--- TASK TO COMPLETE ---
Leave out all pictures and return, exactly as written, the lines from the line containing "Reproduce this chart with Plotly." to the line containing "0.1, -0.02, 0.26]", both ends kept.

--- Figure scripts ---
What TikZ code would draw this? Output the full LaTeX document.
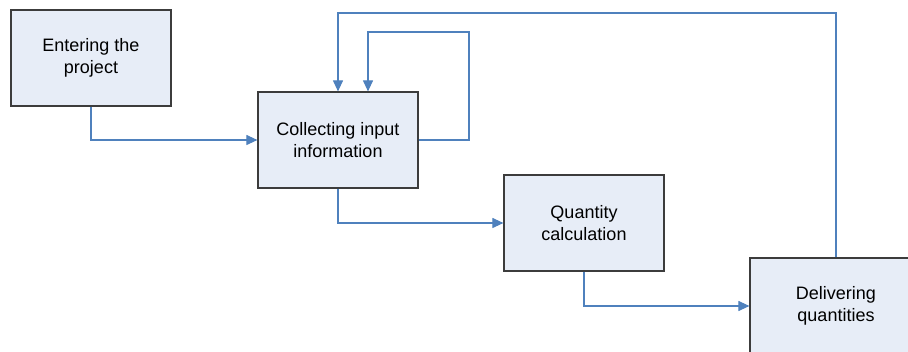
\documentclass[tikz,border=0pt]{standalone}
\usepackage{fontspec}
\setmainfont{Liberation Sans}
\usetikzlibrary{arrows.meta,positioning}
\definecolor{boxfill}{HTML}{E7EDF7}
\definecolor{boxline}{HTML}{3C3C3C}
\definecolor{flowblue}{HTML}{4F81BD}

\begin{document}
\begin{tikzpicture}[
  x=1pt, y=-1pt,
  font=\fontsize{18}{22}\selectfont,
  >={Triangle[length=11pt,width=10pt]},
  procbox/.style={draw=boxline, line width=1.2pt, fill=boxfill, align=center, minimum width=160pt, minimum height=96pt, inner sep=3pt},
  arr/.style={->, draw=flowblue, line width=1.1pt}
]
\clip (0,0) rectangle (908,352);
\node[procbox] (enter) at (91,58) {Entering the\\project};
\node[procbox] (collect) at (338,140) {Collecting input\\information};
\node[procbox] (calc) at (584,223) {Quantity\\calculation};
\node[procbox, minimum width=172pt] (deliver) at (836,306) {Delivering\\quantities};

\coordinate (loop) at (469,32);
\coordinate (top) at (338,13);

\draw[arr] (enter.south) |- (collect.west);
\draw[arr] (collect.east) -| (loop) -| ([xshift=30pt]collect.north);
\draw[arr] (collect.south) |- (calc.west);
\draw[arr] (calc.south) |- (deliver.west);
\draw[arr] (deliver.north) |- (top) -- (collect.north);
\end{tikzpicture}
\end{document}
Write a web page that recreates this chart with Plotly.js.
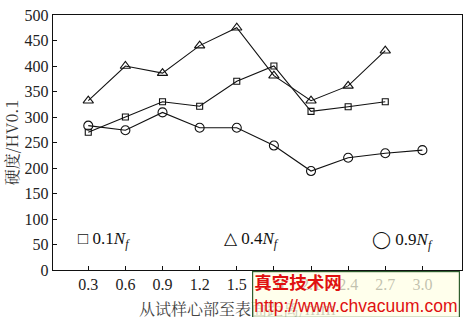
<!DOCTYPE html>
<html>
<head>
<meta charset="utf-8">
<script src="https://cdn.plot.ly/plotly-3.0.1.min.js"></script>
<style>html,body{margin:0;padding:0;background:#fff;}#chart{width:467px;height:317px;}</style>
</head>
<body>
<div id="chart"></div>
<script>
const distances = [0.3, 0.6, 0.9, 1.2, 1.5, 1.8, 2.1, 2.4, 2.7, 3.0];
const hardness01 = [270, 300, 330, 321, 370, 400, 311, 320, 330];
const hardness04 = [332, 400, 386, 440, 475, 381, 332, 361, 430];
const hardness09 = [283, 274, 309, 279, 279, 244, 194, 220, 229, 235];
const xTicks = [0.3, 0.6, 0.9, 1.2, 1.5, 1.8, 2.1, 2.4, 2.7, 3.0];
const xTickText = ['0.3', '0.6', '0.9', '1.2', '1.5', '1.8', '2.1', '2.4', '2.7', '3.0'];
const yTicks = [0, 50, 100, 150, 200, 250, 300, 350, 400, 450, 500];
const seriesNames = ['0.1<i>N<sub>f</sub></i>', '0.4<i>N<sub>f</sub></i>', '0.9<i>N<sub>f</sub></i>'];
const legendSymbols = ['□', '△', '<span style="font-family:DejaVu Sans">◯</span>'];

const serif = 'Liberation Serif, Times New Roman, serif';
const line = {color: '#111', width: 1.1};

const traces = [
  {x: distances.slice(0, hardness01.length), y: hardness01, mode: 'lines+markers', line: line,
   marker: {symbol: 'square-open', size: 6, color: '#111', line: {width: 1.1}}, name: seriesNames[0]},
  {x: distances.slice(0, hardness04.length), y: hardness04, mode: 'lines+markers', line: line,
   marker: {symbol: 'triangle-up-open', size: 9, color: '#111', line: {width: 1.1}}, name: seriesNames[1]},
  {x: distances.slice(0, hardness09.length), y: hardness09, mode: 'lines+markers', line: line,
   marker: {symbol: 'circle-open', size: 9, color: '#111', line: {width: 1.1}}, name: seriesNames[2]}
];

const legendX = [0.2, 1.38, 2.58];
const annotations = seriesNames.map((n, i) => ({
  x: legendX[i], y: 58, xref: 'x', yref: 'y', xanchor: 'left', yanchor: 'middle',
  text: legendSymbols[i] + ' ' + n, showarrow: false,
  font: {family: serif, size: 17, color: '#111'}
}));
annotations.push({
  x: 0.45, y: -0.098, xref: 'paper', yref: 'paper', xanchor: 'center', yanchor: 'top',
  text: '从试样心部至表面距离/mm', showarrow: false,
  font: {family: 'Noto Serif CJK SC, Noto Sans CJK SC, serif', size: 16, color: '#444'}
});
annotations.push({
  x: 0.995, y: -0.005, xref: 'paper', yref: 'paper', xanchor: 'right', yanchor: 'top',
  text: '<b>真空技术网</b>                   <br>http://www.chvacuum.com', showarrow: false, align: 'left',
  bgcolor: 'rgba(255,255,228,0.72)', bordercolor: '#2f5f2f', borderwidth: 1.2, borderpad: 1,
  font: {family: 'Liberation Sans, Noto Sans CJK SC, sans-serif', size: 17.5, color: '#e01010'}
});

const layout = {
  width: 467, height: 317,
  margin: {l: 53, r: 5, t: 15, b: 47},
  paper_bgcolor: '#fff', plot_bgcolor: '#fff',
  showlegend: false,
  xaxis: {
    range: [0.015, 3.32], tickvals: xTicks, ticktext: xTickText,
    ticks: 'inside', ticklen: 4, tickcolor: '#111', showgrid: false, zeroline: false,
    showline: true, linecolor: '#111', linewidth: 1.2, mirror: true,
    tickfont: {family: serif, size: 16, color: '#222'}
  },
  yaxis: {
    range: [0, 500], tickvals: yTicks,
    ticks: 'inside', ticklen: 4, tickcolor: '#111', showgrid: false, zeroline: false,
    showline: true, linecolor: '#111', linewidth: 1.2, mirror: true,
    tickfont: {family: serif, size: 16, color: '#222'},
    title: {text: '硬度/HV0.1', font: {family: 'Noto Serif CJK SC, Liberation Serif, serif', size: 16, color: '#333'}, standoff: 6}
  },
  annotations: annotations
};

Plotly.newPlot('chart', traces, layout, {staticPlot: true, displayModeBar: false});
</script>
</body>
</html>
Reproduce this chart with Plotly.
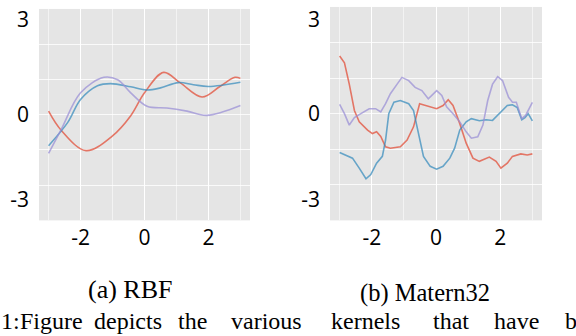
import plotly.graph_objects as go

# ---------------- data ----------------
rbf_red_x = [-3.0, -2.6, -1.83, -1.0, -0.43, 0.0, 0.6, 1.12, 1.8, 2.36, 2.83, 3.0]
rbf_red_y = [0.1, -0.45, -1.02, -0.6, -0.03, 0.62, 1.2, 0.9, 0.5, 0.8, 1.06, 1.03]

rbf_blue_x = [-3.0, -2.4, -2.0, -1.47, -1.06, -0.43, 0.08, 0.5, 1.06, 1.53, 2.0, 3.0]
rbf_blue_y = [-0.88, -0.22, 0.43, 0.82, 0.88, 0.79, 0.7, 0.76, 0.91, 0.85, 0.8, 0.92]

rbf_purple_x = [-3.0, -2.6, -2.0, -1.27, -0.84, -0.43, 0.08, 0.7, 1.33, 1.95, 3.0]
rbf_purple_y = [-1.1, -0.41, 0.62, 1.06, 0.99, 0.62, 0.24, 0.19, 0.1, -0.02, 0.26]

m32_red_x = [-3.0, -2.85, -2.7, -2.54, -2.39, -2.13, -1.98, -1.85, -1.72, -1.57, -1.42, -1.11,
             -0.9, -0.7, -0.51, -0.29, 0.02, 0.22, 0.38, 0.53, 0.74, 0.94, 1.15, 1.35, 1.66,
             1.87, 2.02, 2.22, 2.38, 2.64, 2.84, 3.0]
m32_red_y = [1.62, 1.43, 0.83, 0.09, -0.23, -0.46, -0.56, -0.51, -0.64, -0.93, -0.97, -0.93,
             -0.74, -0.37, 0.28, 0.23, 0.14, 0.23, 0.39, 0.23, -0.28, -0.83, -1.25, -1.34, -1.22,
             -1.34, -1.53, -1.39, -1.2, -1.13, -1.16, -1.13]

m32_blue_x = [-3.0, -2.75, -2.6, -2.39, -2.18, -2.03, -1.85, -1.67, -1.57, -1.47, -1.31, -1.11,
              -0.85, -0.7, -0.54, -0.39, -0.18, 0.02, 0.22, 0.43, 0.58, 0.74, 0.94, 1.1, 1.35,
              1.56, 1.76, 1.97, 2.22, 2.38, 2.53, 2.67, 2.77, 2.87, 3.0]
m32_blue_y = [-1.09, -1.2, -1.25, -1.53, -1.83, -1.71, -1.39, -1.2, -0.74, 0.0, 0.32, 0.37,
              0.28, 0.09, -0.56, -1.2, -1.48, -1.56, -1.48, -1.25, -0.97, -0.46, -0.23, -0.14, -0.2,
              -0.17, -0.19, 0.0, 0.23, 0.25, 0.17, -0.17, -0.11, 0.0, -0.2]

m32_purple_x = [-3.0, -2.85, -2.7, -2.54, -2.34, -2.08, -1.88, -1.72, -1.57, -1.42, -1.21, -1.06,
                -0.85, -0.65, -0.44, -0.24, 0.02, 0.18, 0.33, 0.53, 0.74, 0.94, 1.1, 1.3, 1.46,
                1.61, 1.76, 1.92, 2.07, 2.26, 2.38, 2.5, 2.67, 2.79, 3.0]
m32_purple_y = [0.26, 0.0, -0.32, -0.11, 0.0, 0.14, 0.14, 0.05, 0.28, 0.56, 0.83, 1.02,
                0.93, 0.74, 0.65, 0.42, 0.65, 0.51, 0.19, 0.0, -0.23, -0.51, -0.69, -0.65, -0.32,
                0.37, 0.83, 1.04, 0.93, 0.46, 0.32, 0.32, -0.14, -0.05, 0.32]

x_tick_vals = [-2, 0, 2]
x_tick_text = ["-2", "0", "2"]
x_minor_vals = [-3, -1, 1, 3]
y_grid_vals = [-2, -1, 0, 1, 2]
y_tick_text = ["3", "0", "-3"]
y_tick_pos_left = [2.69, 0, -2.41]
y_tick_pos_right = [2.64, 0, -2.42]

captions = ["(a) RBF", "(b) Matern32"]
body_words = ["1:", "Figure", "depicts", "the", "various", "kernels", "that", "have", "b"]
body_word_left_px = [0, 19, 93, 177, 230, 330, 432, 493, 564]

# ---------------- styling ----------------
RED = "rgba(226,74,51,0.72)"
BLUE = "rgba(52,138,189,0.72)"
PURPLE = "rgba(152,142,213,0.72)"
BG = "#E5E5E5"
TICKFONT = dict(family="Open Sans", size=21, color="black")
SERIF = "Liberation Serif"

fig = go.Figure()

def add(x, y, color, xa, ya, shape):
    fig.add_trace(go.Scatter(x=x, y=y, mode="lines", xaxis=xa, yaxis=ya,
                             line=dict(color=color, width=1.6, shape=shape, smoothing=1.0),
                             showlegend=False, hoverinfo="skip"))

add(rbf_red_x, rbf_red_y, RED, "x", "y", "spline")
add(rbf_blue_x, rbf_blue_y, BLUE, "x", "y", "spline")
add(rbf_purple_x, rbf_purple_y, PURPLE, "x", "y", "spline")
add(m32_red_x, m32_red_y, RED, "x2", "y2", "linear")
add(m32_blue_x, m32_blue_y, BLUE, "x2", "y2", "linear")
add(m32_purple_x, m32_purple_y, PURPLE, "x2", "y2", "linear")

def xaxis(domain, anchor):
    return dict(domain=domain, anchor=anchor, range=[-3.3, 3.3],
                tickvals=x_tick_vals, ticktext=x_tick_text, tickfont=TICKFONT,
                showgrid=True, gridcolor="white", gridwidth=1.2,
                minor=dict(tickvals=x_minor_vals, showgrid=True,
                           gridcolor="rgba(255,255,255,0.55)", gridwidth=1),
                zeroline=False, showline=False, ticks="", ticklabelstandoff=3,
                fixedrange=True)

def yaxis(domain, anchor, pos, standoff):
    return dict(domain=domain, anchor=anchor, range=[-3, 3],
                tickvals=pos, ticktext=y_tick_text, tickfont=TICKFONT,
                showgrid=False,
                minor=dict(tickvals=y_grid_vals, showgrid=True,
                           gridcolor="rgba(255,255,255,0.8)", gridwidth=1),
                zeroline=False, showline=False, ticks="", ticklabelstandoff=standoff,
                fixedrange=True)

W, H = 576, 336
annotations = [
    dict(text=captions[0], x=130 / W, y=1 - 289 / H, xref="paper", yref="paper",
         xanchor="center", yanchor="middle", showarrow=False,
         font=dict(family=SERIF, size=26, color="black")),
    dict(text=captions[1], x=425 / W, y=1 - 292 / H, xref="paper", yref="paper",
         xanchor="center", yanchor="middle", showarrow=False,
         font=dict(family=SERIF, size=24.5, color="black")),
]
for word, left in zip(body_words, body_word_left_px):
    annotations.append(dict(text=word, x=(left - 1) / W, y=1 - 336 / H, xref="paper", yref="paper",
                            xanchor="left", yanchor="bottom", showarrow=False,
                            font=dict(family=SERIF, size=24, color="black")))

fig.update_layout(
    width=W, height=H,
    margin=dict(l=0, r=0, t=0, b=0),
    paper_bgcolor="white",
    plot_bgcolor=BG,
    xaxis=xaxis([39 / W, 250 / W], "y"),
    yaxis=yaxis([1 - 219 / H, 1 - 5 / H], "x", y_tick_pos_left, 9),
    xaxis2=xaxis([330 / W, 542 / W], "y2"),
    yaxis2=yaxis([1 - 219 / H, 1 - 3 / H], "x2", y_tick_pos_right, 9),
    annotations=annotations,
)

fig.write_html("out.html", config={"displayModeBar": False},
               post_script="document.body.style.margin='0';document.body.style.overflow='hidden';")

--- RESULT OF THIS TASK ---
Reproduce this chart with Plotly.
import plotly.graph_objects as go

# ---------------- data ----------------
rbf_red_x = [-3.0, -2.6, -1.83, -1.0, -0.43, 0.0, 0.6, 1.12, 1.8, 2.36, 2.83, 3.0]
rbf_red_y = [0.1, -0.45, -1.02, -0.6, -0.03, 0.62, 1.2, 0.9, 0.5, 0.8, 1.06, 1.03]

rbf_blue_x = [-3.0, -2.4, -2.0, -1.47, -1.06, -0.43, 0.08, 0.5, 1.06, 1.53, 2.0, 3.0]
rbf_blue_y = [-0.88, -0.22, 0.43, 0.82, 0.88, 0.79, 0.7, 0.76, 0.91, 0.85, 0.8, 0.92]

rbf_purple_x = [-3.0, -2.6, -2.0, -1.27, -0.84, -0.43, 0.08, 0.7, 1.33, 1.95, 3.0]
rbf_purple_y = [-1.1, -0.41, 0.62, 1.06, 0.99, 0.62, 0.24, 0.19, 0.1, -0.02, 0.26]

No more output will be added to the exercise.